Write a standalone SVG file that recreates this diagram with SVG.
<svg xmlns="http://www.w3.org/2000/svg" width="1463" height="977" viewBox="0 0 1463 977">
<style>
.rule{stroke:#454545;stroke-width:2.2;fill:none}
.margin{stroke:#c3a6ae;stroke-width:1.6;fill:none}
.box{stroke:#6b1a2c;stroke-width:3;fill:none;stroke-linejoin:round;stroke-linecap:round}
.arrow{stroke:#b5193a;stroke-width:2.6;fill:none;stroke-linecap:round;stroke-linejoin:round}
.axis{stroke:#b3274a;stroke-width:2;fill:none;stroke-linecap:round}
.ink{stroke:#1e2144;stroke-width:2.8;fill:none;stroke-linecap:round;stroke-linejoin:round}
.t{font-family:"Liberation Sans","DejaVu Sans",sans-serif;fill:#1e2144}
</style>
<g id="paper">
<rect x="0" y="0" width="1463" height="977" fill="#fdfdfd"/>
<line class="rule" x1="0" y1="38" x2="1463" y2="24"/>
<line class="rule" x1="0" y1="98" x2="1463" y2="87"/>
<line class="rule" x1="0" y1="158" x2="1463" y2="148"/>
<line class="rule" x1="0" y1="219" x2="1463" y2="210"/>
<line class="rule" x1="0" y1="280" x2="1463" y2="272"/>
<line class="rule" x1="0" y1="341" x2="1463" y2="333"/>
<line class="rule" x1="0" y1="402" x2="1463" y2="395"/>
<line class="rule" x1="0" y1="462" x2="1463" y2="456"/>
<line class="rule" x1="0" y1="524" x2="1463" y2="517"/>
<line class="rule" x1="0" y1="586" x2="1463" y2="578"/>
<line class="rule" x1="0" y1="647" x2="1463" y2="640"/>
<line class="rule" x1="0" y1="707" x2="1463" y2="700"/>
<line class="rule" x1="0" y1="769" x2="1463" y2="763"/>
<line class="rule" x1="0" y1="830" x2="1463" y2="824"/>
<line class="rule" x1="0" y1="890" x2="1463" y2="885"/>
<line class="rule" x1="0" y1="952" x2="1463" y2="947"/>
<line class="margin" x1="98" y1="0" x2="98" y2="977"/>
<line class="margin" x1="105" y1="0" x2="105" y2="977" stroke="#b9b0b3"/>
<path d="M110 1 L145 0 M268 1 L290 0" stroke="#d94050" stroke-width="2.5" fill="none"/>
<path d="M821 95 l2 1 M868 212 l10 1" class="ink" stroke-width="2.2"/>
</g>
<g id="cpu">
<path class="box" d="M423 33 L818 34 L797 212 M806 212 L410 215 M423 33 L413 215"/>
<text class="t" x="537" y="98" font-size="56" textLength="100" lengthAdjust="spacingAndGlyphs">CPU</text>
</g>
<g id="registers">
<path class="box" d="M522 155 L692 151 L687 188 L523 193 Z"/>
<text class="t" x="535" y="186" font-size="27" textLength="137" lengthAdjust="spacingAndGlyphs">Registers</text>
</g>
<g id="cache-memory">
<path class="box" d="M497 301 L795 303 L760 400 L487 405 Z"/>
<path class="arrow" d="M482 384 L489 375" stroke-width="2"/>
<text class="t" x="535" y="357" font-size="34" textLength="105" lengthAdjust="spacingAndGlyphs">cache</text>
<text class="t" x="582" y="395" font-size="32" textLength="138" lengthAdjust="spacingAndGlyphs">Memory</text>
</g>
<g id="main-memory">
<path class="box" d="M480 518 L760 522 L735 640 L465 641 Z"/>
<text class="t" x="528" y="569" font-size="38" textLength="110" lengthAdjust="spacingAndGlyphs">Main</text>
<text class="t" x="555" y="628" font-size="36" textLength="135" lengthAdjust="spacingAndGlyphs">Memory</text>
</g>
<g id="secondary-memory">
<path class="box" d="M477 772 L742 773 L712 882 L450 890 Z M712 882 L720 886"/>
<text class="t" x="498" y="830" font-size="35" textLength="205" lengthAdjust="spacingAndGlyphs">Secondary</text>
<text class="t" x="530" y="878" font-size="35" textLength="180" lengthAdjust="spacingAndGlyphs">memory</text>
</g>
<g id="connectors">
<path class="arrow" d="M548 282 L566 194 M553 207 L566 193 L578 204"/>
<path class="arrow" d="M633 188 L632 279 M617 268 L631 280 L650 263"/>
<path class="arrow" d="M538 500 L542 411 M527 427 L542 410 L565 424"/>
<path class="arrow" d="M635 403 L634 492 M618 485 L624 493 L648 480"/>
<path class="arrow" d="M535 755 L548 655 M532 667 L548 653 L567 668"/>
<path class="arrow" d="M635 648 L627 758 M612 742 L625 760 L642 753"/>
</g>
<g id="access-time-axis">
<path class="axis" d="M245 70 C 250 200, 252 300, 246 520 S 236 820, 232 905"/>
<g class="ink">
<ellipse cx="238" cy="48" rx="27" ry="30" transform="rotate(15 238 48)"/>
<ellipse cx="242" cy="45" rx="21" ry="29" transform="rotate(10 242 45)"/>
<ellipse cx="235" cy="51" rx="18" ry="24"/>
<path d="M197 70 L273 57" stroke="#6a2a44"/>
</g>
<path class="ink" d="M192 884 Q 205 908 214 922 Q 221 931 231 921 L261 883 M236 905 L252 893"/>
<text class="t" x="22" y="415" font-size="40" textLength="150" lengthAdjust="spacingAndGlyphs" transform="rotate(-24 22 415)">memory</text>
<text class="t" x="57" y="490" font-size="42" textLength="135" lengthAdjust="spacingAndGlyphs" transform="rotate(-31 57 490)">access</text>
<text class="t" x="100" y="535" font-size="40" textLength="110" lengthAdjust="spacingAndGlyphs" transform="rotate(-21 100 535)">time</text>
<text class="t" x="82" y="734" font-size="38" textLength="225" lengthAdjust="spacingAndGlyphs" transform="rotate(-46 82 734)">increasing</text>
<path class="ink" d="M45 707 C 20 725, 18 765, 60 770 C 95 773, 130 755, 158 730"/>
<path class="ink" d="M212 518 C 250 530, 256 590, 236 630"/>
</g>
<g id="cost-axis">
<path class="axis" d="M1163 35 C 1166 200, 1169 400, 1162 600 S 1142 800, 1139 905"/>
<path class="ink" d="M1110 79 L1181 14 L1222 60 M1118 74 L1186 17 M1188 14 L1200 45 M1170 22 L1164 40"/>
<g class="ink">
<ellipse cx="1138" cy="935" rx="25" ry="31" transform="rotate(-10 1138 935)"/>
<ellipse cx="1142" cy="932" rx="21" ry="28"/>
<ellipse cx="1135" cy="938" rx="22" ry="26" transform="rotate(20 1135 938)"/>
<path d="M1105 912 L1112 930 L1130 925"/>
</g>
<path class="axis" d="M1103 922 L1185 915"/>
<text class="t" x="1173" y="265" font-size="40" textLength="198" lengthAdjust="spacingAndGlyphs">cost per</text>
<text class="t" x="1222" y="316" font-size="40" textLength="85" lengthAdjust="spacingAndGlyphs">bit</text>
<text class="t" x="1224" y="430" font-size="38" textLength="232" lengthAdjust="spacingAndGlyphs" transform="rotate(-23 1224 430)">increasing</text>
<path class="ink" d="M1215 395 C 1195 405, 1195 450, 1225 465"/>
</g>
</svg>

Objective:
Each line above is to be repeated exactly.

Result of this exercise:
Write a standalone SVG file that recreates this diagram with SVG.
<svg xmlns="http://www.w3.org/2000/svg" width="1463" height="977" viewBox="0 0 1463 977">
<style>
.rule{stroke:#454545;stroke-width:2.2;fill:none}
.margin{stroke:#c3a6ae;stroke-width:1.6;fill:none}
.box{stroke:#6b1a2c;stroke-width:3;fill:none;stroke-linejoin:round;stroke-linecap:round}
.arrow{stroke:#b5193a;stroke-width:2.6;fill:none;stroke-linecap:round;stroke-linejoin:round}
.axis{stroke:#b3274a;stroke-width:2;fill:none;stroke-linecap:round}
.ink{stroke:#1e2144;stroke-width:2.8;fill:none;stroke-linecap:round;stroke-linejoin:round}
.t{font-family:"Liberation Sans","DejaVu Sans",sans-serif;fill:#1e2144}
</style>
<g id="paper">
<rect x="0" y="0" width="1463" height="977" fill="#fdfdfd"/>
<line class="rule" x1="0" y1="38" x2="1463" y2="24"/>
<line class="rule" x1="0" y1="98" x2="1463" y2="87"/>
<line class="rule" x1="0" y1="158" x2="1463" y2="148"/>
<line class="rule" x1="0" y1="219" x2="1463" y2="210"/>
<line class="rule" x1="0" y1="280" x2="1463" y2="272"/>
<line class="rule" x1="0" y1="341" x2="1463" y2="333"/>
<line class="rule" x1="0" y1="402" x2="1463" y2="395"/>
<line class="rule" x1="0" y1="462" x2="1463" y2="456"/>
<line class="rule" x1="0" y1="524" x2="1463" y2="517"/>
<line class="rule" x1="0" y1="586" x2="1463" y2="578"/>
<line class="rule" x1="0" y1="647" x2="1463" y2="640"/>
<line class="rule" x1="0" y1="707" x2="1463" y2="700"/>
<line class="rule" x1="0" y1="769" x2="1463" y2="763"/>
<line class="rule" x1="0" y1="830" x2="1463" y2="824"/>
<line class="rule" x1="0" y1="890" x2="1463" y2="885"/>
<line class="rule" x1="0" y1="952" x2="1463" y2="947"/>
<line class="margin" x1="98" y1="0" x2="98" y2="977"/>
<line class="margin" x1="105" y1="0" x2="105" y2="977" stroke="#b9b0b3"/>
<path d="M110 1 L145 0 M268 1 L290 0" stroke="#d94050" stroke-width="2.5" fill="none"/>
<path d="M821 95 l2 1 M868 212 l10 1" class="ink" stroke-width="2.2"/>
</g>
<g id="cpu">
<path class="box" d="M423 33 L818 34 L797 212 M806 212 L410 215 M423 33 L413 215"/>
<text class="t" x="537" y="98" font-size="56" textLength="100" lengthAdjust="spacingAndGlyphs">CPU</text>
</g>
<g id="registers">
<path class="box" d="M522 155 L692 151 L687 188 L523 193 Z"/>
<text class="t" x="535" y="186" font-size="27" textLength="137" lengthAdjust="spacingAndGlyphs">Registers</text>
</g>
<g id="cache-memory">
<path class="box" d="M497 301 L795 303 L760 400 L487 405 Z"/>
<path class="arrow" d="M482 384 L489 375" stroke-width="2"/>
<text class="t" x="535" y="357" font-size="34" textLength="105" lengthAdjust="spacingAndGlyphs">cache</text>
<text class="t" x="582" y="395" font-size="32" textLength="138" lengthAdjust="spacingAndGlyphs">Memory</text>
</g>
<g id="main-memory">
<path class="box" d="M480 518 L760 522 L735 640 L465 641 Z"/>
<text class="t" x="528" y="569" font-size="38" textLength="110" lengthAdjust="spacingAndGlyphs">Main</text>
<text class="t" x="555" y="628" font-size="36" textLength="135" lengthAdjust="spacingAndGlyphs">Memory</text>
</g>
<g id="secondary-memory">
<path class="box" d="M477 772 L742 773 L712 882 L450 890 Z M712 882 L720 886"/>
<text class="t" x="498" y="830" font-size="35" textLength="205" lengthAdjust="spacingAndGlyphs">Secondary</text>
<text class="t" x="530" y="878" font-size="35" textLength="180" lengthAdjust="spacingAndGlyphs">memory</text>
</g>
<g id="connectors">
<path class="arrow" d="M548 282 L566 194 M553 207 L566 193 L578 204"/>
<path class="arrow" d="M633 188 L632 279 M617 268 L631 280 L650 263"/>
<path class="arrow" d="M538 500 L542 411 M527 427 L542 410 L565 424"/>
<path class="arrow" d="M635 403 L634 492 M618 485 L624 493 L648 480"/>
<path class="arrow" d="M535 755 L548 655 M532 667 L548 653 L567 668"/>
<path class="arrow" d="M635 648 L627 758 M612 742 L625 760 L642 753"/>
</g>
<g id="access-time-axis">
<path class="axis" d="M245 70 C 250 200, 252 300, 246 520 S 236 820, 232 905"/>
<g class="ink">
<ellipse cx="238" cy="48" rx="27" ry="30" transform="rotate(15 238 48)"/>
<ellipse cx="242" cy="45" rx="21" ry="29" transform="rotate(10 242 45)"/>
<ellipse cx="235" cy="51" rx="18" ry="24"/>
<path d="M197 70 L273 57" stroke="#6a2a44"/>
</g>
<path class="ink" d="M192 884 Q 205 908 214 922 Q 221 931 231 921 L261 883 M236 905 L252 893"/>
<text class="t" x="22" y="415" font-size="40" textLength="150" lengthAdjust="spacingAndGlyphs" transform="rotate(-24 22 415)">memory</text>
<text class="t" x="57" y="490" font-size="42" textLength="135" lengthAdjust="spacingAndGlyphs" transform="rotate(-31 57 490)">access</text>
<text class="t" x="100" y="535" font-size="40" textLength="110" lengthAdjust="spacingAndGlyphs" transform="rotate(-21 100 535)">time</text>
<text class="t" x="82" y="734" font-size="38" textLength="225" lengthAdjust="spacingAndGlyphs" transform="rotate(-46 82 734)">increasing</text>
<path class="ink" d="M45 707 C 20 725, 18 765, 60 770 C 95 773, 130 755, 158 730"/>
<path class="ink" d="M212 518 C 250 530, 256 590, 236 630"/>
</g>
<g id="cost-axis">
<path class="axis" d="M1163 35 C 1166 200, 1169 400, 1162 600 S 1142 800, 1139 905"/>
<path class="ink" d="M1110 79 L1181 14 L1222 60 M1118 74 L1186 17 M1188 14 L1200 45 M1170 22 L1164 40"/>
<g class="ink">
<ellipse cx="1138" cy="935" rx="25" ry="31" transform="rotate(-10 1138 935)"/>
<ellipse cx="1142" cy="932" rx="21" ry="28"/>
<ellipse cx="1135" cy="938" rx="22" ry="26" transform="rotate(20 1135 938)"/>
<path d="M1105 912 L1112 930 L1130 925"/>
</g>
<path class="axis" d="M1103 922 L1185 915"/>
<text class="t" x="1173" y="265" font-size="40" textLength="198" lengthAdjust="spacingAndGlyphs">cost per</text>
<text class="t" x="1222" y="316" font-size="40" textLength="85" lengthAdjust="spacingAndGlyphs">bit</text>
<text class="t" x="1224" y="430" font-size="38" textLength="232" lengthAdjust="spacingAndGlyphs" transform="rotate(-23 1224 430)">increasing</text>
<path class="ink" d="M1215 395 C 1195 405, 1195 450, 1225 465"/>
</g>
</svg>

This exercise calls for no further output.